--- TASK TO CARRY OUT ---
Skip all pictures. Write out the data below from its first line through the line that contains "ax = fig.add_axes([167".

start PROVIDED DATA

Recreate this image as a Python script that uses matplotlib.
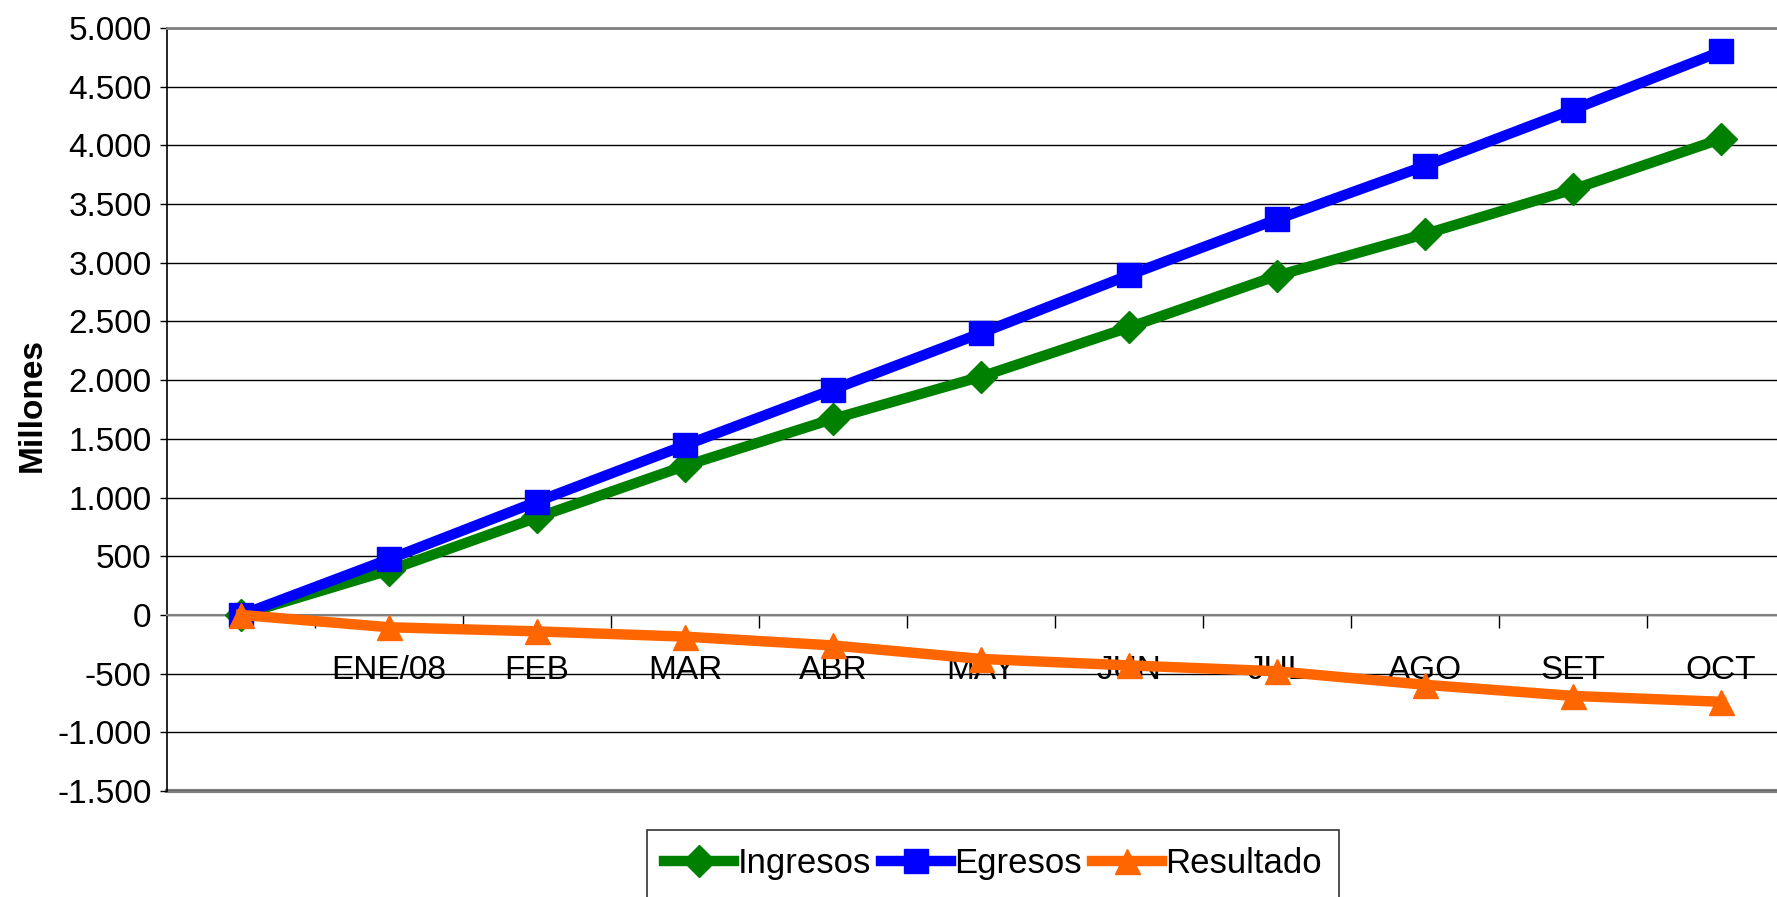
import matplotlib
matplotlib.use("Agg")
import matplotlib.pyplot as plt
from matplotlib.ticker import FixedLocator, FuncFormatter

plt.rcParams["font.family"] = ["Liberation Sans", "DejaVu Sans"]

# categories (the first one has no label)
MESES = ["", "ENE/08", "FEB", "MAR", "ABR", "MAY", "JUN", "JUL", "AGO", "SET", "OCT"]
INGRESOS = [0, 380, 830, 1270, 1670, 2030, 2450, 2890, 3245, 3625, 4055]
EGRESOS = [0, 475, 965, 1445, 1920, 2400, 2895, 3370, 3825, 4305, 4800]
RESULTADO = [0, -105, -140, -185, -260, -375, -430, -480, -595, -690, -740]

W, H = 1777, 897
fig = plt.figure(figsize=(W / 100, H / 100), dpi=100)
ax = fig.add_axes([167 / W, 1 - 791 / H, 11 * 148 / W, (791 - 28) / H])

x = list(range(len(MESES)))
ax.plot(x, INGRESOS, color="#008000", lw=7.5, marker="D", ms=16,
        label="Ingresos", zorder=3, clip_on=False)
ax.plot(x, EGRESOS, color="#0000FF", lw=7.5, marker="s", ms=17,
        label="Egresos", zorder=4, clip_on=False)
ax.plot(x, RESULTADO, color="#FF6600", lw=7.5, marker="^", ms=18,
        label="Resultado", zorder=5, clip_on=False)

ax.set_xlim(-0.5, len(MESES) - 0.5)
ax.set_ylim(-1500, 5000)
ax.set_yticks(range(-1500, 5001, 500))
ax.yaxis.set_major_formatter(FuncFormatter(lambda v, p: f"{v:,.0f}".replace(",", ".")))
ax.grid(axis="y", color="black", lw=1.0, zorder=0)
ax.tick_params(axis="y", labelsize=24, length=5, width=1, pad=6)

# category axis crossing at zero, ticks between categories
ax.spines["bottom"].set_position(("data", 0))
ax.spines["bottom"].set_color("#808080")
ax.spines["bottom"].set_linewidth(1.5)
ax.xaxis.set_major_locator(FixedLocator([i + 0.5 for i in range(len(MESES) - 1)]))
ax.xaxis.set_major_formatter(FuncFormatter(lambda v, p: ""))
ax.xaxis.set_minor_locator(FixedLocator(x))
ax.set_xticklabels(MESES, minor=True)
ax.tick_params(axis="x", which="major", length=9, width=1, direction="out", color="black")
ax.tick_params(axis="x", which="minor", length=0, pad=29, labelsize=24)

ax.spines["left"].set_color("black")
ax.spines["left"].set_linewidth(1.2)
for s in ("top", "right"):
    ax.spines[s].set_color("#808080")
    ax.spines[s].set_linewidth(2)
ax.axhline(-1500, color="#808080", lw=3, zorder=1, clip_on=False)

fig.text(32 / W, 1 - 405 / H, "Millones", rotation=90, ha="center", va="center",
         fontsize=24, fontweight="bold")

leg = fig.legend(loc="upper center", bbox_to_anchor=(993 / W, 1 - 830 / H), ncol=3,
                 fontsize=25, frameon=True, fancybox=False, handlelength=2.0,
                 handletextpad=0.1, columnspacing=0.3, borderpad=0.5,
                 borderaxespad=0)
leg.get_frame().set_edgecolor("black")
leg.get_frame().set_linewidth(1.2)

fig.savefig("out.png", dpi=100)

end PROVIDED DATA

--- EXERCISE SOLUTION ---
Recreate this image as a Python script that uses matplotlib.
import matplotlib
matplotlib.use("Agg")
import matplotlib.pyplot as plt
from matplotlib.ticker import FixedLocator, FuncFormatter

plt.rcParams["font.family"] = ["Liberation Sans", "DejaVu Sans"]

# categories (the first one has no label)
MESES = ["", "ENE/08", "FEB", "MAR", "ABR", "MAY", "JUN", "JUL", "AGO", "SET", "OCT"]
INGRESOS = [0, 380, 830, 1270, 1670, 2030, 2450, 2890, 3245, 3625, 4055]
EGRESOS = [0, 475, 965, 1445, 1920, 2400, 2895, 3370, 3825, 4305, 4800]
RESULTADO = [0, -105, -140, -185, -260, -375, -430, -480, -595, -690, -740]

W, H = 1777, 897
fig = plt.figure(figsize=(W / 100, H / 100), dpi=100)
ax = fig.add_axes([167 / W, 1 - 791 / H, 11 * 148 / W, (791 - 28) / H])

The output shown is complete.